Continental European gas prices are more than 14 times their average of the past decade.
The benchmark European gas price rallied almost 10 per cent on Monday to €278 (about NZ$446) per megawatt hour, the highest closing price on record and taking the rise over August to 45 per cent.
Examining the wholesale figures, Citi predicted that the UK's retail energy price cap — which limits how much households pay for heating and electricity — would be raised to £4567 (NZ$8697) in January and then £5816 in April, compared with the current level of £1971 a year. It added that the shifts would lead to inflation "entering the stratosphere".
The bank's projected rate would be higher than the peak of inflation after the second Opec oil shock of 1979 when CPI reached 17.8 per cent, according to estimates from the Office for National Statistics.
The UK's rate of inflation has exceeded expectations in most months of this year as price rises have spread through the economy. The ONS said it stood at 10.1 per cent in July, the highest level in more than 40 years and the highest among G7 countries.
The energy regulator Ofgem will announce on Friday the energy price cap for October-January, which most analysts expect to rise to more than £3500 for a household with average usage of energy — an increase of 75 per cent on current levels.
The imminent rise will put pressure on Tory leadership candidates Rishi Sunak and Liz Truss to be specific in the help they propose for households. The Labour party has called for bills to be frozen and for the state to absorb the cost.

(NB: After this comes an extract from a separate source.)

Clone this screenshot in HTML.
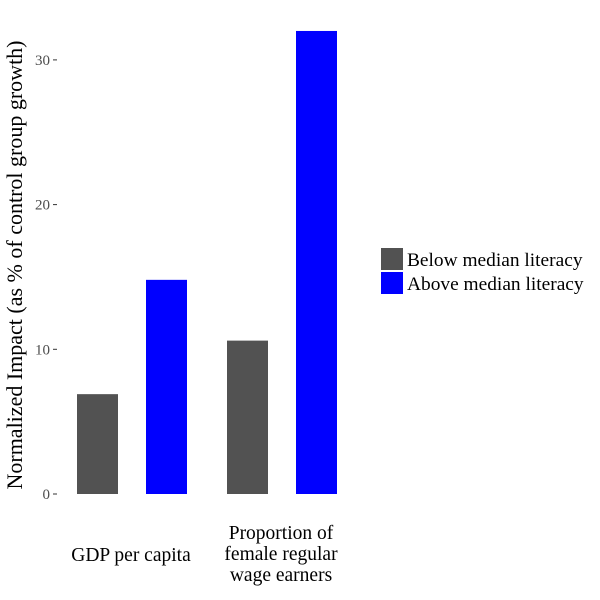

The government has said that energy policy was a matter for the new prime minister, but Number 10 has sought to reassure the public that the UK will not run short of gas this winter.
A Downing Street spokesperson urged people not to panic over energy supplies despite concerns about potential blackouts in the coming months and said households did not need to cut back their usage.
"Households, businesses and industry can be confident they will get the gas and electricity they need over the winter," she said. "That's because we have one of the most diverse and reliable energy systems in the world, unlike other countries in Europe we are not dependent on Russian supplies and have access to our own North Sea gas reserves."